Freddie Mercury & Rami Malek’s Live Aid Performance: A Side-By-Side Comparison

All Hollywood musicals need a big final set piece, one final rousing number to bring all the narrative threads back together, and provide redemption to our fallen hero. Bohemian Rhapsody, the 2018 biopic about Freddie Mercury and the band Queen, uses Live Aid as its final number. We’ve written elsewhere about how this was not really the final hurrah for the band, nor was this some kind of triumphant return after years in the Wilderness. (“Radio Gaga” and “I Want to Break Free” had been in the charts just over a year previous.) Neither was it their biggest concert of the 1980s. That would be the Wembley concert of 1986, where they would fill the exact same stadium used for Live Aid, but this time it was just for them.

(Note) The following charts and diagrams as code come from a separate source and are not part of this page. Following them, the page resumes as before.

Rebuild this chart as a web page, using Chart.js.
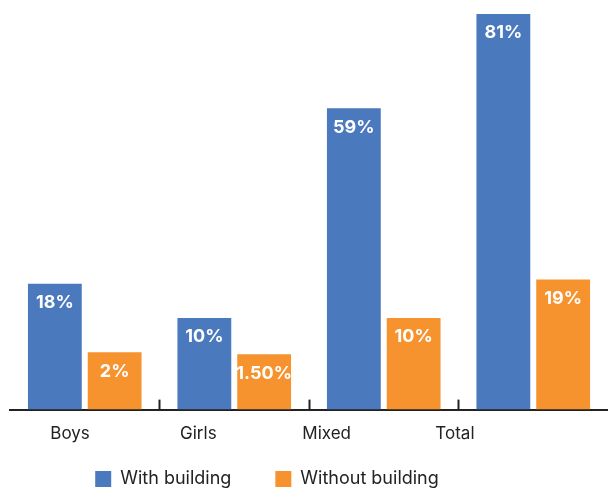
<!DOCTYPE html>
<html>
<head>
<meta charset="utf-8">
<script src="https://cdn.jsdelivr.net/npm/chart.js@4.4.1/dist/chart.umd.min.js"></script>
<style>
  html, body { margin: 0; padding: 0; background: #fff; overflow: hidden; }
  #wrap { width: 608px; height: 542px; }
</style>
</head>
<body>
<div id="wrap"><canvas id="myChart"></canvas></div>
<script>
const categories = ['Boys', 'Girls', 'Mixed', 'Total'];
const withBuilding = [18, 10, 59, 81];
const withoutBuilding = [2, 1.5, 10, 19];
const withLabels = ['18%', '10%', '59%', '81%'];
const withoutLabels = ['2%', '1.50%', '10%', '19%'];

// the bars in the original stand on a floor below zero
const yMin = -11.4;
const yMax = 81;
// category names sit on a tighter spacing than the bars
const labelAxisMin = -0.468;
const labelAxisMax = 4.193;

const FONT = 'Inter';
Chart.defaults.font.family = FONT;
Chart.defaults.color = '#222';

// white value labels inside the top of each bar
const barLabels = {
    id: 'barLabels',
    afterDatasetsDraw(chart) {
        const ctx = chart.ctx;
        ctx.save();
        ctx.font = 'bold 18px ' + FONT;
        ctx.fillStyle = '#fff';
        ctx.textAlign = 'center';
        ctx.textBaseline = 'middle';
        chart.data.datasets.forEach((ds, i) => {
            chart.getDatasetMeta(i).data.forEach((bar, j) => {
                ctx.fillText(ds.valueLabels[j], bar.x, bar.y + 19);
            });
        });
        ctx.restore();
    }
};

// legend is off-centre to the left (and tighter to the labels) in the original
const legendShift = {
    id: 'legendShift',
    afterLayout(chart) {
        chart.legend.left -= 42;
        chart.legend.right -= 42;
        chart.legend.top -= 34;
    }
};

new Chart(document.getElementById('myChart'), {
    type: 'bar',
    plugins: [barLabels, legendShift],
    data: {
        labels: categories,
        datasets: [{
            label: 'With building',
            data: withBuilding,
            valueLabels: withLabels,
            backgroundColor: '#4a79bd',
            base: yMin
        }, {
            label: 'Without building',
            data: withoutBuilding,
            valueLabels: withoutLabels,
            backgroundColor: '#f7932f',
            base: yMin
        }]
    },
    options: {
        responsive: true,
        maintainAspectRatio: false,
        animation: false,
        layout: { padding: { top: 14, left: 10, right: 0, bottom: 0 } },
        plugins: {
            tooltip: { enabled: false },
            legend: {
                position: 'bottom',
                labels: {
                    boxWidth: 16,
                    boxHeight: 16,
                    padding: 44,
                    font: { size: 18 },
                    color: '#222'
                }
            }
        },
        scales: {
            y: { display: false, min: yMin, max: yMax },
            x: {
                ticks: { display: false },
                grid: {
                    offset: true,
                    drawOnChartArea: false,
                    drawTicks: true,
                    tickLength: -10,
                    tickWidth: 2,
                    // only the dividers between groups, not the two ends
                    tickColor: (c) => (c.type !== 'tick' || c.index === 0) ? 'rgba(0,0,0,0)' : '#222'
                },
                border: { display: true, width: 2, color: '#222' }
            },
            x2: {
                type: 'linear',
                position: 'bottom',
                offset: false,
                min: labelAxisMin,
                max: labelAxisMax,
                afterBuildTicks: (axis) => {
                    axis.ticks = categories.map((c, i) => ({ value: i }));
                },
                ticks: {
                    callback: (v) => categories[v],
                    autoSkip: false,
                    maxRotation: 0,
                    padding: 16,
                    font: { size: 17 },
                    color: '#222'
                },
                grid: { display: false, offset: false },
                border: { display: false }
            }
        }
    }
});
</script>
</body>
</html>
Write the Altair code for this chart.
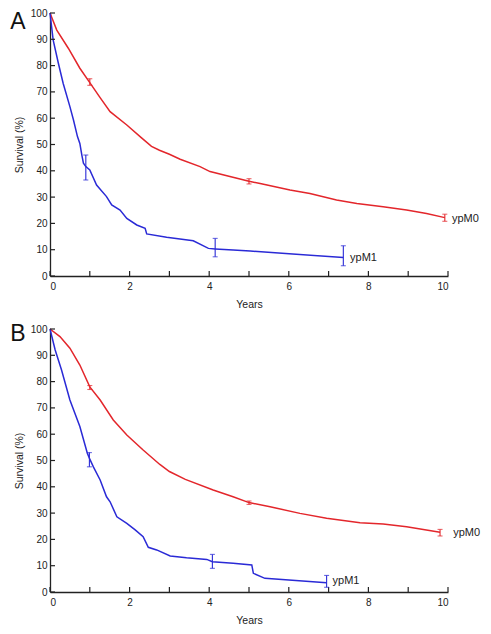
import altair as alt
import pandas as pd

FONT = "Liberation Sans"
RED = "#e3262b"
BLUE = "#2a2ad6"

# ---------------- data ----------------
# Panel A
a_m0_years = [0, 0.17, 0.46, 0.75, 1.0, 1.25, 1.51, 1.93, 2.3, 2.55, 2.75, 3.0, 3.27, 3.77, 4.02, 4.52, 5.0, 5.28, 6.03, 6.53, 7.2, 7.71, 8.37, 8.96, 9.46, 9.92]
a_m0_surv = [100, 93.5, 86.6, 79.0, 73.5, 68.0, 62.5, 57.4, 52.5, 49.3, 47.8, 46.3, 44.4, 41.6, 39.7, 37.8, 36.0, 35.2, 32.7, 31.4, 28.9, 27.6, 26.3, 25.1, 23.8, 22.2]
a_m1_years = [0, 0.08, 0.21, 0.33, 0.5, 0.59, 0.69, 0.75, 0.8, 0.84, 0.9, 1.0, 1.17, 1.42, 1.55, 1.76, 1.93, 2.18, 2.39, 2.43, 2.93, 3.6, 3.98, 4.15, 4.6, 5.03, 7.37]
a_m1_surv = [100, 89.7, 80.9, 73.3, 64.4, 59.3, 53.0, 50.4, 46.0, 42.9, 41.6, 40.3, 34.6, 30.2, 27.0, 25.1, 21.9, 19.4, 18.1, 16.0, 14.7, 13.4, 10.5, 10.3, 9.9, 9.5, 7.0]
a_err_series = ["ypM0", "ypM0", "ypM0", "ypM1", "ypM1", "ypM1"]
a_err_years = [1.0, 5.0, 9.92, 0.9, 4.15, 7.37]
a_err_low = [72.5, 35.0, 20.8, 36.5, 7.3, 3.9]
a_err_high = [75.0, 37.0, 23.5, 46.0, 14.3, 11.5]
a_lab_series = ["ypM0", "ypM1"]
a_lab_years = [10.1, 7.54]
a_lab_surv = [21.7, 6.8]

# Panel B
b_m0_years = [0, 0.25, 0.5, 0.75, 1.0, 1.26, 1.59, 1.93, 2.34, 2.76, 3.0, 3.4, 4.1, 4.6, 5.0, 5.53, 6.28, 6.95, 7.79, 8.37, 8.96, 9.8]
b_m0_surv = [100, 97.1, 92.7, 86.3, 78.0, 73.0, 65.4, 59.7, 54.0, 48.5, 45.8, 42.8, 38.8, 36.2, 34.0, 32.4, 29.9, 28.0, 26.3, 25.9, 24.8, 22.7]
b_m1_years = [0, 0.13, 0.29, 0.5, 0.75, 0.94, 1.0, 1.09, 1.26, 1.42, 1.51, 1.68, 1.93, 2.14, 2.34, 2.47, 2.68, 3.02, 3.43, 3.94, 4.08, 4.6, 5.07, 5.11, 5.4, 6.95]
b_m1_surv = [100, 92.0, 84.4, 73.0, 62.9, 52.7, 50.5, 47.6, 42.6, 36.2, 34.3, 28.6, 26.1, 23.6, 21.0, 17.0, 16.0, 13.7, 13.0, 12.4, 11.5, 10.9, 10.3, 7.1, 5.2, 3.5]
b_err_series = ["ypM0", "ypM0", "ypM0", "ypM1", "ypM1", "ypM1"]
b_err_years = [1.0, 5.0, 9.8, 0.99, 4.08, 6.95]
b_err_low = [77.0, 33.3, 21.3, 47.6, 9.0, 1.8]
b_err_high = [78.5, 34.6, 23.8, 53.0, 14.3, 6.3]
b_lab_series = ["ypM0", "ypM1"]
b_lab_years = [10.13, 7.1]
b_lab_surv = [22.4, 4.2]

x_major = [0, 2, 4, 6, 8, 10]
x_minor = [1, 3, 5, 7, 9]
y_ticks = [0, 10, 20, 30, 40, 50, 60, 70, 80, 90, 100]

W, H = 398, 263

color_scale = alt.Scale(domain=["ypM0", "ypM1"], range=[RED, BLUE])


def panel(letter, m0y, m0s, m1y, m1s, es, ey, el, eh, ls, lx, lyv, letter_y):
    curves = pd.DataFrame({
        "year": list(m0y) + list(m1y),
        "surv": list(m0s) + list(m1s),
        "series": ["ypM0"] * len(m0y) + ["ypM1"] * len(m1y),
        "order": list(range(len(m0y))) + list(range(len(m1y))),
    })
    errs = pd.DataFrame({"series": es, "year": ey, "lo": el, "hi": eh})
    labs = pd.DataFrame({"series": ls, "year": lx, "surv": lyv})
    xt = pd.DataFrame({"t": x_major + x_minor})
    yt = pd.DataFrame({"t": y_ticks})

    xs = alt.Scale(domain=[0, 10], nice=False, zero=False)
    ys = alt.Scale(domain=[0, 100], nice=False)

    xaxis = alt.Axis(values=x_major, title="Years", ticks=False, grid=False,
                     labelPadding=5, titlePadding=8, format="d", labelOverlap=False)
    yaxis = alt.Axis(values=y_ticks, title="Survival (%)", ticks=False, grid=False,
                     labelPadding=3, titlePadding=6, format="d", labelOverlap=False)

    def X(f):
        return alt.X(f, scale=xs, axis=xaxis)

    def Y(f):
        return alt.Y(f, scale=ys, axis=yaxis)

    col = alt.Color("series:N", scale=color_scale, legend=None)

    lines = alt.Chart(curves).mark_line(strokeWidth=1.5).encode(
        x=X("year:Q"), y=Y("surv:Q"), color=col, order="order:Q",
    )
    bars = alt.Chart(errs).mark_rule(strokeWidth=1.1).encode(
        x=X("year:Q"), y=Y("lo:Q"), y2="hi:Q", color=col,
    )
    cap_lo = alt.Chart(errs).mark_tick(orient="horizontal", size=5, thickness=1.1).encode(
        x=X("year:Q"), y=Y("lo:Q"), color=col,
    )
    cap_hi = alt.Chart(errs).mark_tick(orient="horizontal", size=5, thickness=1.1).encode(
        x=X("year:Q"), y=Y("hi:Q"), color=col,
    )
    labels = alt.Chart(labs).mark_text(align="left", baseline="middle", fontSize=11,
                                       font=FONT, color="#222").encode(
        x=X("year:Q"), y=Y("surv:Q"), text="series:N",
    )
    xticks = alt.Chart(xt).mark_rule(color="#222", strokeWidth=1.2).encode(
        x=X("t:Q"), y=alt.value(H), y2=alt.value(H - 5),
    )
    yticks = alt.Chart(yt).mark_rule(color="#222", strokeWidth=1.2).encode(
        y=Y("t:Q"), x=alt.value(0), x2=alt.value(5),
    )
    letter_mark = alt.Chart(pd.DataFrame({"l": [letter]})).mark_text(
        fontSize=23, font=FONT, color="#111", align="center", baseline="alphabetic"
    ).encode(text="l:N", x=alt.value(-32), y=alt.value(letter_y))

    return alt.layer(lines, xticks, yticks, bars, cap_lo, cap_hi, labels, letter_mark).properties(
        width=W, height=H
    )


pa = panel("A", a_m0_years, a_m0_surv, a_m1_years, a_m1_surv,
           a_err_series, a_err_years, a_err_low, a_err_high,
           a_lab_series, a_lab_years, a_lab_surv, 16)
pb = panel("B", b_m0_years, b_m0_surv, b_m1_years, b_m1_surv,
           b_err_series, b_err_years, b_err_low, b_err_high,
           b_lab_series, b_lab_years, b_lab_surv, 12)

chart = alt.vconcat(pa, pb, spacing=53, bounds="flush").properties(
    padding={"left": 2, "top": 0, "right": 2, "bottom": 2}
).configure_view(stroke=None).configure_axis(
    domainColor="#222", domainWidth=1.3, labelColor="#222", titleColor="#222",
    labelFont=FONT, titleFont=FONT, labelFontSize=10, titleFontSize=10.5,
    titleFontWeight="normal",
)

chart.save("out.html", embed_options={"renderer": "svg", "actions": False})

But Hollywood cares not for that, so instead lets look at how faithfully Rami Malek and his fellow actors (along with what might have been Bryan Singer as director or possibly Brendan Fletcher, the man who replaced him after events we’d rather not go into, look it up) faithfully recreate those 20 glorious minutes. After all, it was one of the most watched events in the summer of 1985. There is video evidence!

I’ll leave it up to you out there to debate over Malek’s performance, which is going to suffer no matter what he does in a side-by-side with the real thing. Instead, notice how the filmmakers use certain parts of the performance to complete the narratives of the film. We get a cutaway to Brian May (Gwilym Lee) with a “by George he’s actually got it” look on his face—relief that Mercury finally got it together for the performance. There’s no equivalent shot in real life. The kiss that Mercury blows to somebody off camera is received by his mother and sister back at his childhood home.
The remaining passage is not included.